Mr. Speaker, I would like to respond to Bill C-208 introduced by the hon. member for Jonquière. Bill C-208 proposes amendments to the criminal code as a means of protecting child victims of sexual offences.
The first of these amendments is a reclassification of certain sexual offences from hybrid offences, which may be prosecuted either summarily or by indictment, to indictable offences. The bill also seeks to impose graduated mandatory minimum sentences for the offences of sexual interference and invitation to sexual touching of a person under the age of 14. Finally, offenders convicted of any of the sexual offences listed in the bill, including sexual assault against adult or child victims, must undergo mandatory treatment.
I would like to indicate at the outset that the government is committed to work to safeguard Canadian children and to protect them from all forms of sexual exploitation. However, we do not believe that the proposed amendments to the criminal code are the appropriate means of achieving those goals.
First, the reclassification of these offences from hybrid to indictable is problematic as they are intended to cover a broad array of fact situations which range from minor offences to more serious matters. It would be inappropriate to mandate that the less serious offences which are covered by these criminal code provisions be prosecuted as indictable offences.
In addition, proceeding by indictment is a more lengthy and formal procedure which places additional burdens on child victims who may be required to testify at both a preliminary inquiry and at the trial.

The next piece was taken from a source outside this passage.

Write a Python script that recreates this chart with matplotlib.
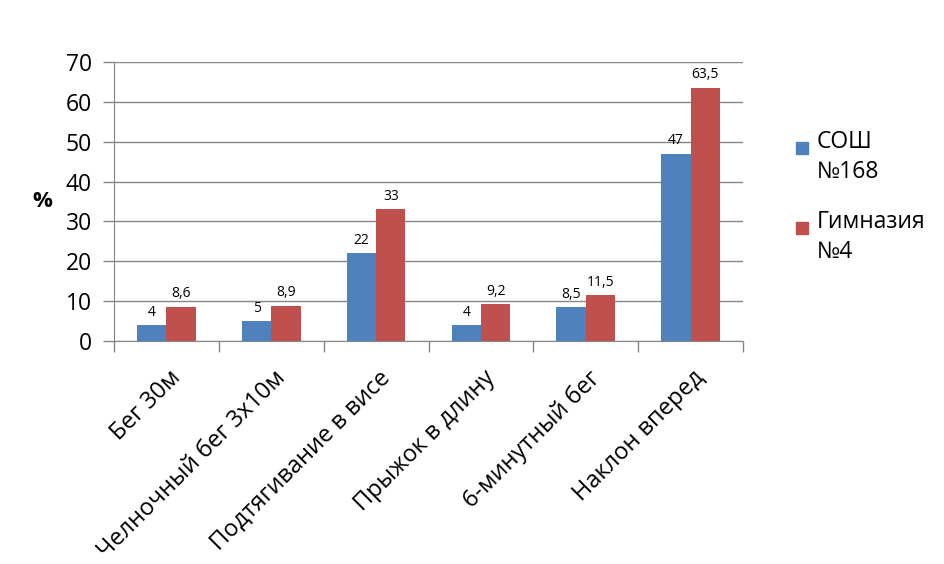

With respect to the use of mandatory minimum sentences for sexual offenders, we must be mindful that their use in Canada is limited. Only 29 offences in the criminal code carry mandatory minimum penalties. A recent evaluation of the research in this area in the Department of Justice provides little support for any initiatives to expand the use of mandatory minimum penalties in Canadian law.
The evidence indicates that mandatory penalties in general are not effective in deterring crime and have many unintended harmful consequences in the criminal justice system, such as dramatically increased costs due to more and longer trials, fewer guilty pleas, and increased numbers in remand custody. In short, it is not clear that mandating such penalties would meet the goal of Bill C-208, which is to protect children from sexual offenders.

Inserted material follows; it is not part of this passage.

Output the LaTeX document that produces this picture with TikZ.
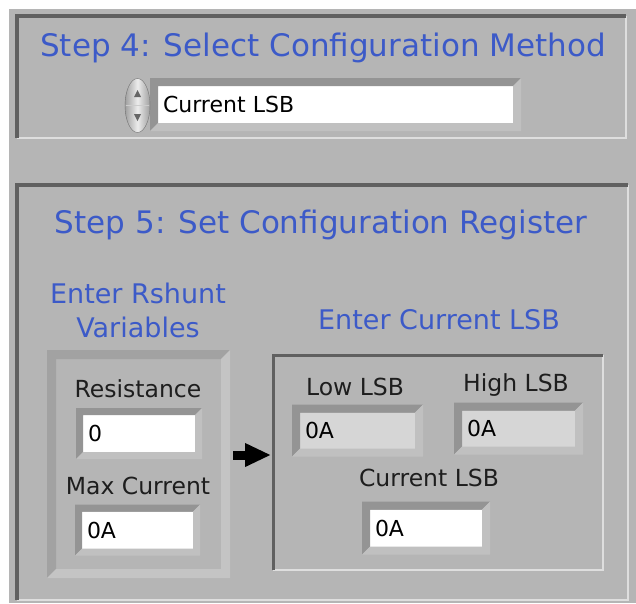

The use of mandatory treatment programs for all offenders convicted of one of the sexual offences listed in Bill C-208 raises issues of capacity and costs.
The House will note that the offence of sexual assault is included in Bill C-208. This is an offence which covers a broad range of behaviour and which applies to both adult and child victims. Consequently, the offenders prosecuted under this and other listed offences would present a diversity of treatment needs so that a variety of programs would have to be developed.
Additionally, the bill is inconsistent in its approach as it only proscribes treatment for offenders convicted of certain sexual offences while omitting others, including more serious sexual assaults.
Any reforms concerning the protection of children from sexual offences are best addressed in the context of an ongoing comprehensive review of the criminal law dealing with child victims, which is currently under way in the Department of Justice.
In November 1999 the department launched a consultation and review of the criminal law to assess the need for reforms addressing child specific offences, sentencing to prevent reoffending against children, facilitating child victim/witness testimony, and the age of consent to sexual activity.
The project is examining whether criminal code reforms are required to ensure that the serious nature of any offence against children is reflected adequately in general sentencing principles, aggravating mitigating factors, sentencing options, and how to better protect children from known sex offenders. The results of the consultation were recently presented to the Minister of Justice and to his federal, provincial and territorial counterparts at their meeting in February. They have directed federal, provincial and territorial senior officials to develop follow-up options for their consideration.
Before concluding I would like to remind the House that the government has taken and continues to take many other important steps to better protect children from sexual exploitation. For example, on November 10 last year, Canada signed the United Nations optional protocol to the convention on the rights of the child, on the sale of children, child prostitution and child pornography. This step exemplifies Canada's strong commitment to better protect children against sexual exploitation in the international context.
As well, on March 14 last year the Minister of Justice introduced Bill C-15, which proposed criminal code amendments that would better protect children from sexual exploitation. The bill included the creation of the following offences: using the Internet to lure and exploit children for sexual purposes; and transmitting, making available, exporting and intentionally accessing child pornography on the Internet. The bill also simplified the process for the prosecution of Canadians who sexually assault children while abroad.
These reforms are now in Bill C-15A. I am pleased to note that the bill has now passed third reading in the Senate with three amendments. It is now returning to the House for final consideration of those three amendments.
While we cannot support the member's bill for the reasons I have outlined in my remarks, let me state that the government, like the hon. member for Jonquière, is very concerned, as are all Canadians, about sexual offences against children. This is why the government will spare no effort in order to protect Canadian children from such offences.